As the second installment in this third “Star Wars” trilogy, “The Last Jedi” is like the inverted corollary of “The Empire Strike Back” (long the super fan’s favourite). While it is, like its part-two predecessor, often murky and weird, Johnson’s frequently comic film distinguishes itself by upending the traditional power dynamics of heroes and bit players in the Star Wars galaxy.

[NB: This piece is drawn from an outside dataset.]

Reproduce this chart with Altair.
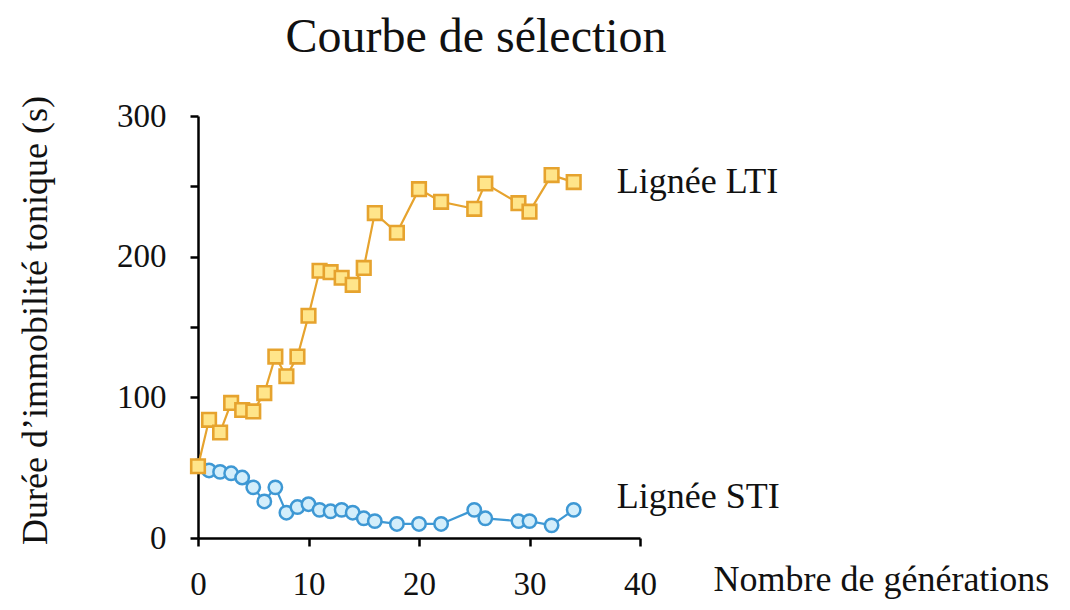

Here, the odds-defying daredevil flyboy (Oscar Isaac as Resistance pilot Poe Dameron) is an impetuous chauvinist, at odds with a female commander (a purple-haired Laura Dern). “Get your head out of your cockpit,” admonishes Leia (the late Carrie Fisher, to whom the film is dedicated). The master-apprentice relationship — previously Yoda instructing young Luke Skywalker (Mark Hamill) on a swampy remote planet — is now tilted more toward Rey, the young Jedi (Daisy Ridley), sent to stir a monkish Skywalker from a windswept, Porg-infested isle. And instead of a Tauntaun’s guts being spilled, there are even moments of animal rights reflections creeping into the galaxy. About to bite into his rotisserie dinner, Chewbacca, with a sad groan, is struck by pangs of doubt.

Abrams’s finest touch in his zippy and nimble reboot was in his diverse casting — in particular Ridley and John Boyega, as Finn, the Stormtrooper turned good guy. But Johnson, who also wrote the film, has gone further to shake up the familiar roles and rhythms of Star Wars. Scattershot and loose-limbed, “The Last Jedi” doesn’t worship at its own altar, often undercutting its own grandiosity.